--- THE EXERCISE ---
Pictures excluded, return the lines below from the first through the line holding "from matplotlib.lines import Line2D".

---------- DATA PROVIDED ----------

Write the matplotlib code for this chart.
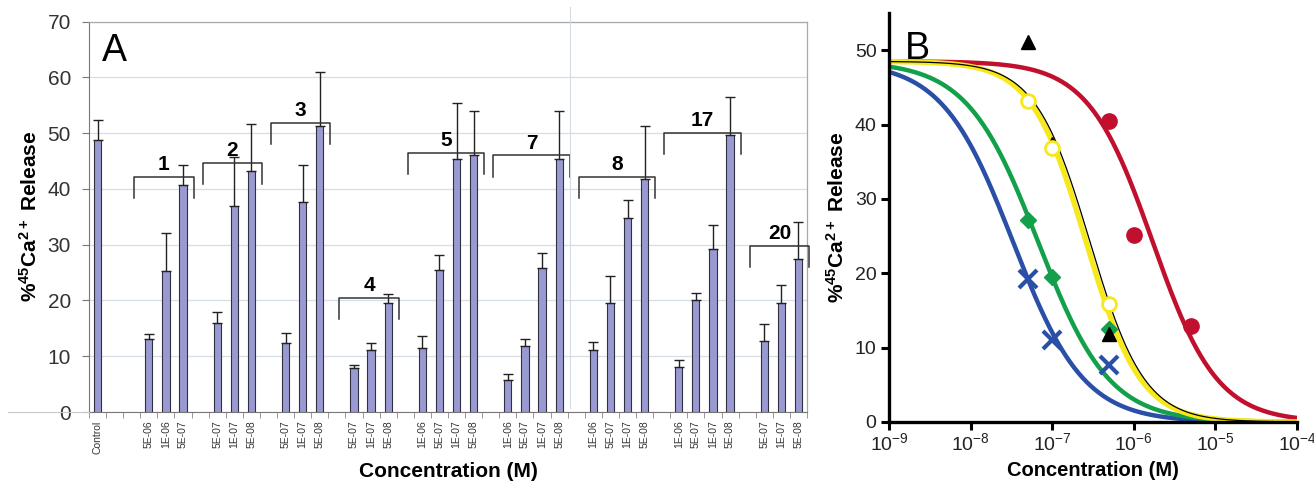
import numpy as np
import matplotlib.pyplot as plt
from matplotlib.lines import Line2D

plt.rcParams['font.family'] = ['Liberation Sans', 'DejaVu Sans']
plt.rcParams['mathtext.fontset'] = 'custom'
plt.rcParams['mathtext.rm'] = 'Liberation Sans'
plt.rcParams['mathtext.bf'] = 'Liberation Sans:bold'
plt.rcParams['mathtext.default'] = 'regular'

# ---- Panel A data (bar chart, '' = empty slot) ----
cat_labels = ['Control', '', '',
              '5E-06', '1E-06', '5E-07', '',
              '5E-07', '1E-07', '5E-08', '',
              '5E-07', '1E-07', '5E-08', '',
              '5E-07', '1E-07', '5E-08', '',
              '1E-06', '5E-07', '1E-07', '5E-08', '',
              '1E-06', '5E-07', '1E-07', '5E-08', '',
              '1E-06', '5E-07', '1E-07', '5E-08', '',
              '1E-06', '5E-07', '1E-07', '5E-08', '',
              '5E-07', '1E-07', '5E-08']
nan = np.nan
release = [48.7, nan, nan,
           13.1, 25.3, 40.7, nan,
           15.9, 36.9, 43.2, nan,
           12.3, 37.6, 51.3, nan,
           7.9, 11.1, 19.6, nan,
           11.5, 25.4, 45.3, 46.0, nan,
           5.8, 11.8, 25.8, 45.3, nan,
           11.1, 19.5, 34.7, 41.7, nan,
           8.0, 20.0, 29.2, 49.6, nan,
           12.8, 19.6, 27.4]
release_err = [3.7, nan, nan,
               0.9, 6.8, 3.6, nan,
               2.0, 8.9, 8.5, nan,
               1.9, 6.6, 9.6, nan,
               0.5, 1.2, 1.5, nan,
               2.1, 2.8, 10.1, 7.9, nan,
               1.0, 1.3, 2.7, 8.6, nan,
               1.4, 4.8, 3.3, 9.6, nan,
               1.4, 1.4, 4.4, 6.8, nan,
               2.9, 3.1, 6.7]

# compound brackets
group_names = ['1', '2', '3', '4', '5', '7', '8', '17', '20']
group_first = [3, 7, 11, 15, 19, 24, 29, 34, 39]
group_last = [5, 9, 13, 17, 22, 27, 32, 37, 41]
group_height = [42.2, 44.6, 51.8, 20.4, 46.4, 46.0, 42.2, 50.1, 29.8]

# ---- Panel B data (dose response) ----
conc_red = [5e-7, 1e-6, 5e-6]
val_red = [40.5, 25.2, 12.9]
conc_low = [5e-8, 1e-7, 5e-7]
val_blue = [19.2, 11.0, 7.7]
val_green = [27.1, 19.5, 12.5]
val_yellow = [43.1, 36.8, 15.9]
val_black = [51.1, 37.4, 11.8]

# fitted curve parameters: top, IC50, hill slope
fit_top = 48.5
ic50_red, hill_red = 1.7e-6, 1.1
ic50_blue, hill_blue = 3.3e-8, 1.0
ic50_green, hill_green = 6.7e-8, 1.0
ic50_yellow, hill_yellow = 2.6e-7, 1.3
ic50_black, hill_black = 2.9e-7, 1.3

W, H = 1314, 483
fig = plt.figure(figsize=(W / 100, H / 100), dpi=100)

# ================= Panel A =================
axA = fig.add_axes([89 / W, 1 - 412 / H, (807 - 89) / W, (412 - 21.5) / H])
x = np.arange(len(cat_labels))
vals = np.array(release)
errs = np.array(release_err)
axA.bar(x, vals, width=0.42, color='#9a9ad2', edgecolor='#303040', linewidth=0.8, zorder=3)
axA.errorbar(x, vals, yerr=[np.zeros_like(errs), errs], fmt='none', ecolor='#222222',
             elinewidth=1.0, capsize=3.5, capthick=1.0, zorder=4)

axA.set_xlim(-0.5, len(cat_labels) - 0.5)
axA.set_ylim(0, 70)
axA.set_yticks(range(0, 71, 10))
axA.yaxis.grid(True, color='#d6dee8', linewidth=0.9, zorder=0)
axA.set_axisbelow(True)
axA.set_xticks(x)
axA.set_xticklabels(cat_labels, rotation=90, fontsize=7.5, color='#333333')
axA.set_xticks(np.arange(-0.5, len(cat_labels), 1.0), minor=True)
axA.tick_params(axis='x', which='major', length=0, pad=6)
axA.tick_params(axis='x', which='minor', length=4, color='#888888', direction='out')
axA.tick_params(axis='y', length=5, color='#777777', labelsize=15, labelcolor='#333333', pad=8)
for side in ['top', 'right']:
    axA.spines[side].set_color('#a8a8a8')
    axA.spines[side].set_linewidth(0.9)
axA.spines['left'].set_color('#777777')
axA.spines['bottom'].set_color('#777777')

for name, i0, i1, h in zip(group_names, group_first, group_last, group_height):
    x0 = i0 - 0.85
    x1 = i1 + 0.62
    axA.plot([x0, x0, x1, x1], [h - 3.8, h, h, h - 3.8], color='#333333', lw=1.1,
             clip_on=False, zorder=5)
    axA.text((x0 + x1) / 2, h + 0.5, name, ha='center', va='bottom', fontsize=15,
             fontweight='bold', zorder=6)

axA.text(0.018, 0.97, 'A', transform=axA.transAxes, ha='left', va='top', fontsize=27)
axA.set_ylabel(r'%$^{45}$Ca$^{2+}$ Release', fontsize=15, fontweight='bold', labelpad=5)
axA.set_xlabel('Concentration (M)', fontsize=15, fontweight='bold', labelpad=6)

# scan artefacts of the original composite
fig.add_artist(Line2D([8 / W, 89 / W], [1 - 412 / H] * 2, transform=fig.transFigure,
                      color='#c8c8c8', lw=0.8))
fig.add_artist(Line2D([570 / W, 570 / W], [1 - 408 / H, 1 - 7 / H], transform=fig.transFigure,
                      color='#d4dce4', lw=0.8))

# ================= Panel B =================
axB = fig.add_axes([889 / W, 1 - 422 / H, (1297 - 889) / W, (422 - 13) / H])
xs = np.logspace(-9, -4, 400)


def dose_curve(c, ic50, hill):
    return fit_top / (1 + (c / ic50) ** hill)


axB.plot(xs, dose_curve(xs, ic50_red, hill_red), color='#c0102e', lw=3.2, zorder=2)
axB.plot(xs, dose_curve(xs, ic50_blue, hill_blue), color='#2a4fa6', lw=3.2, zorder=2)
axB.plot(xs, dose_curve(xs, ic50_green, hill_green), color='#12a04a', lw=3.2, zorder=2)
axB.plot(xs, dose_curve(xs, ic50_yellow, hill_yellow), color='#f7e81a', lw=3.8, zorder=2)
axB.plot(xs, dose_curve(xs, ic50_black, hill_black), color='black', lw=0.9, zorder=3)

axB.plot(conc_red, val_red, 'o', color='#c0102e', ms=11, zorder=4)
axB.plot(conc_low, val_blue, 'x', color='#2a4fa6', ms=13, mew=3, zorder=4)
axB.plot(conc_low, val_green, 'D', color='#12a04a', ms=8, zorder=4)
axB.plot(conc_low, val_black, '^', color='black', ms=10, zorder=4)
axB.plot(conc_low, val_yellow, 'o', mfc='white', mec='#f7e81a', mew=2, ms=10, zorder=5)

axB.set_xscale('log')
axB.set_xlim(1e-9, 1e-4)
axB.set_ylim(0, 55)
axB.set_yticks(range(0, 51, 10))
axB.set_xticks([1e-9, 1e-8, 1e-7, 1e-6, 1e-5, 1e-4])
axB.set_xticklabels([r'$10^{-9}$', r'$10^{-8}$', r'$10^{-7}$', r'$10^{-6}$',
                     r'$10^{-5}$', r'$10^{-4}$'])
axB.minorticks_off()
for side in ['top', 'right']:
    axB.spines[side].set_visible(False)
for side in ['left', 'bottom']:
    axB.spines[side].set_linewidth(2.4)
axB.tick_params(axis='both', width=2.2, length=6, labelsize=14, labelcolor='#222222')
axB.tick_params(axis='y', pad=3)
axB.tick_params(axis='x', pad=1)
axB.text(0.04, 0.955, 'B', transform=axB.transAxes, ha='left', va='top', fontsize=27)
axB.set_ylabel(r'%$^{45}$Ca$^{2+}$ Release', fontsize=15, fontweight='bold', labelpad=5)
axB.set_xlabel('Concentration (M)', fontsize=14.5, fontweight='bold', labelpad=5)

fig.savefig('out.png', dpi=100)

----------

--- SOLUTION TO THIS EXERCISE ---
Write the matplotlib code for this chart.
import numpy as np
import matplotlib.pyplot as plt
from matplotlib.lines import Line2D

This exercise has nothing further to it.